WASHINGTON (Reuters) – President Joe Biden on Tuesday announced a goal to vaccinate 70% of U.S. adults with at least one COVID-19 shot by the July 4 Independence Day holiday and said the government would innoculate 12- to 15-year-olds as soon as allowed.
The president, who has made fighting the coronavirus a key priority of his administration, had previously announced July 4 as a target date for Americans to gather in small groups to celebrate the holiday and signal a return to greater normalcy in the middle of the pandemic.
Biden’s new goal takes into account an increasing, though not unexpected, challenge of getting shots into the arms of people who are hesitant about the vaccine.
Biden said his administration would focus on getting vaccine to more rural areas of the country, using smaller locations as mass vaccination sites were wound down.
“Now that we have the vaccine supply, we’re focused on convincing even more Americans to show up and get the vaccine that is available to them,” Biden told reporters at the White House while announcing his target. “If we succeed in this effort … then Americans will have taken a serious step towards a return to normal.”
Biden’s new goal includes having 160 million adults fully vaccinated by the Fourth of July.
An administration official told reporters that 105 million Americans are fully vaccinated and more than 56% of U.S. adults, or 147 million people, have received at least one shot. (Graphic on global vaccines) https://tmsnrt.rs/3tUM8ta
The administration is working to win over those who are hesitant about the vaccine, including supporters of former President Donald Trump and young adults.
“There are a lot of younger people, especially those in their 20s and 30s who believe they don’t need it. Well, I want to be absolutely clear: You do need to get vaccinated,” Biden said.
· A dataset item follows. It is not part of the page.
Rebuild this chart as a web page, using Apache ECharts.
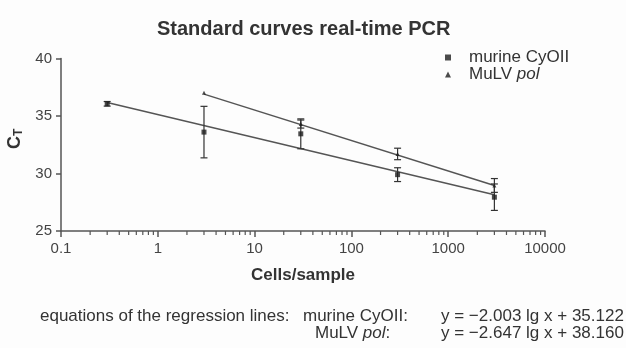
<!DOCTYPE html>
<html>
<head>
<meta charset="utf-8">
<script src="https://cdn.jsdelivr.net/npm/echarts@6/dist/echarts.min.js"></script>
<style>
html,body{margin:0;padding:0;background:#fdfdfd;}
#chart{width:626px;height:348px;}
</style>
</head>
<body>
<div id="chart"></div>
<script>
// ---- data ----
const titleText = 'Standard curves real-time PCR';
const xAxisName = 'Cells/sample';
const seriesNames = ['murine CyOII', 'MuLV pol'];

const cellsCyOII = [0.3, 3, 30, 300, 3000];
const ctCyOII    = [36.06, 33.6, 33.45, 29.9, 27.94];
const errCyOII   = [0.2, 2.24, 1.3, 0.6, 1.15];

const cellsPol = [3, 30, 300, 3000];
const ctPol    = [37.02, 34.3, 31.7, 28.96];
const errPol   = [0, 0.35, 0.5, 0.6];

// regression line end points
const lineCyOIIx = [0.3, 3000];
const lineCyOIIy = [36.17, 28.16];
const linePolx   = [3, 3000];
const linePoly   = [36.90, 28.96];

const yTicks = [25, 30, 35, 40];
const xDecades = [0.1, 1, 10, 100, 1000, 10000];

const eqIntro = 'equations of the regression lines:';
const eqNames = ['murine CyOII:', 'MuLV {i|pol}:'];
const eqTexts = ['y = \u22122.003 lg x + 35.122', 'y = \u22122.647 lg x + 38.160'];

// ---- build ----
const FONT = '"Liberation Sans", Arial, sans-serif';
const AX = '#555';
const TXT = '#333';

function zip(a, b) { return a.map((v, i) => [v, b[i]]); }
function errData(x, y, e) { return x.map((v, i) => [v, y[i] - e[i], y[i] + e[i]]).filter(d => d[2] > d[1]); }

// minor tick positions on the log axis (2..9 within each decade)
const minorTicks = [];
for (let d = 0; d < xDecades.length - 1; d++) {
  for (let k = 2; k <= 9; k++) minorTicks.push([+(xDecades[d] * k).toPrecision(3)]);
}

function errRender(params, api) {
  const x = api.value(0), lo = api.value(1), hi = api.value(2);
  const p1 = api.coord([x, lo]), p2 = api.coord([x, hi]);
  const cw = 3.5;
  const style = { stroke: '#333', lineWidth: 1.2 };
  return {
    type: 'group',
    children: [
      { type: 'line', shape: { x1: p1[0], y1: p1[1], x2: p2[0], y2: p2[1] }, style },
      { type: 'line', shape: { x1: p1[0] - cw, y1: p1[1], x2: p1[0] + cw, y2: p1[1] }, style },
      { type: 'line', shape: { x1: p2[0] - cw, y1: p2[1], x2: p2[0] + cw, y2: p2[1] }, style }
    ]
  };
}

function minorRender(params, api) {
  const p = api.coord([api.value(0), yTicks[0]]);
  return { type: 'line', shape: { x1: p[0], y1: p[1], x2: p[0], y2: p[1] + 4 }, style: { stroke: AX, lineWidth: 1.2 } };
}

const chart = echarts.init(document.getElementById('chart'), null, { renderer: 'canvas' });
chart.setOption({
  backgroundColor: '#fdfdfd',
  animation: false,
  title: {
    text: titleText, left: 152, top: 14,
    textStyle: { fontFamily: FONT, fontSize: 20, fontWeight: 'bold', color: TXT }
  },
  legend: {
    orient: 'vertical', left: 440, top: 44, itemGap: 0,
    itemWidth: 6, itemHeight: 6,
    data: seriesNames,
    formatter: n => n === 'MuLV pol' ? 'MuLV {i|pol}' : n,
    textStyle: {
      fontFamily: FONT, fontSize: 17, color: TXT, lineHeight: 17, padding: [0, 0, 0, 13],
      rich: { i: { fontStyle: 'italic', fontFamily: FONT, fontSize: 17, color: TXT } }
    }
  },
  grid: { left: 61, right: 81, top: 58.5, bottom: 117, containLabel: false, outerBoundsMode: 'none' },
  xAxis: {
    type: 'log', logBase: 10, min: 0.1, max: 10000,
    name: xAxisName, nameLocation: 'middle', nameGap: 36,
    nameTextStyle: { fontFamily: FONT, fontSize: 17, fontWeight: 'bold', color: TXT },
    axisLine: { lineStyle: { color: AX, width: 1.5 } },
    axisTick: { show: true, length: 6, lineStyle: { color: AX, width: 1.5 } },
    axisLabel: { fontFamily: FONT, fontSize: 15, color: '#444', margin: 10,
      formatter: v => String(+v.toPrecision(3)) },
    splitLine: { show: false }
  },
  yAxis: {
    type: 'value', min: 25, max: 40, interval: 5,
    name: '{a|C}{b|T}', nameLocation: 'middle', nameGap: 34, nameRotate: 90,
    nameTextStyle: {
      padding: [0, 0, 0, 12],
      rich: {
        a: { fontFamily: FONT, fontSize: 18, fontWeight: 'bold', color: TXT },
        b: { fontFamily: FONT, fontSize: 12, fontWeight: 'bold', color: TXT, padding: [7, 0, 0, 0] }
      }
    },
    axisLine: { show: true, lineStyle: { color: AX, width: 1.5 } },
    axisTick: { show: true, length: 5, lineStyle: { color: AX, width: 1.5 } },
    axisLabel: { fontFamily: FONT, fontSize: 15, color: '#444', margin: 9 },
    splitLine: { show: false }
  },
  series: [
    { type: 'custom', name: 'minor', renderItem: minorRender, data: minorTicks, clip: false, silent: true, z: 1 },
    { type: 'line', name: 'regCyOII', data: zip(lineCyOIIx, lineCyOIIy), symbol: 'none',
      lineStyle: { color: '#555', width: 1.5 }, silent: true, z: 2 },
    { type: 'line', name: 'regPol', data: zip(linePolx, linePoly), symbol: 'none',
      lineStyle: { color: '#555', width: 1.5 }, silent: true, z: 2 },
    { type: 'custom', name: 'errCyOII', renderItem: errRender, data: errData(cellsCyOII, ctCyOII, errCyOII), z: 3 },
    { type: 'custom', name: 'errPol', renderItem: errRender, data: errData(cellsPol, ctPol, errPol), z: 3 },
    { type: 'scatter', name: seriesNames[0], data: zip(cellsCyOII, ctCyOII), symbol: 'rect', symbolSize: 5,
      itemStyle: { color: '#1e1e1e' }, z: 4 },
    { type: 'scatter', name: seriesNames[1], data: zip(cellsPol, ctPol), symbol: 'triangle', symbolSize: 4,
      itemStyle: { color: '#1e1e1e' }, z: 4 }
  ],
  graphic: [
    { type: 'text', left: 40, top: 308, style: { text: eqIntro, font: '17px ' + FONT, fill: TXT } },
    { type: 'text', left: 303, top: 308, style: { text: eqNames[0], font: '17px ' + FONT, fill: TXT } },
    { type: 'text', left: 315, top: 325, style: { text: eqNames[1], font: '17px ' + FONT, fill: TXT,
      rich: { i: { fontStyle: 'italic', fontSize: 17, fontFamily: FONT, fill: TXT } } } },
    { type: 'text', left: 441, top: 308, style: { text: eqTexts[0], font: '17px ' + FONT, fill: TXT } },
    { type: 'text', left: 441, top: 325, style: { text: eqTexts[1], font: '17px ' + FONT, fill: TXT } }
  ]
});
</script>
</body>
</html>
The president’s goal would result in roughly half of the entire U.S. population being vaccinated by early July. Since coming into office, Biden and his team repeatedly have set goals such as getting 100 million people vaccinated during his first 100 days in office, a target he later increased to 200 million people, only to surpass them.
“One characteristic of Biden’s Covid approach has been underpromise & overdeliver. So when they say they have a goal of 70% of adults having received at least one shot by July 4, it means they’re pretty sure they can do better,” Dr. Robert Wachter, professor and chair of the Department of Medicine at the University of California, San Francisco wrote on Twitter.
The president made clear his administration is gearing up to administer vaccines to 12- to 15-year-olds once authorized by the Food and Drug Administration (FDA). Current vaccines cover age 16 and up.
“I want American parents to know that if that announcement comes, we are ready to move immediately,” Biden said, adding that 20,000 pharmacies across the country would serve as vaccination sites as soon as FDA approval came through.
To meet the president’s broader target, the government also will work to make the vaccine accessible by having thousands of pharmacies allow walk-in appointments.
Vaccination rates vary with a high of over 57% of eligible people in New Hampshire, Massachusetts and Vermont to less than 33% in Mississippi, Louisiana and Alabama.
The White House said on Tuesday that COVID-19 vaccine doses allocated to states but left unordered will become available to other states, representing a policy shift aimed at delivering vaccines to where they are most in demand.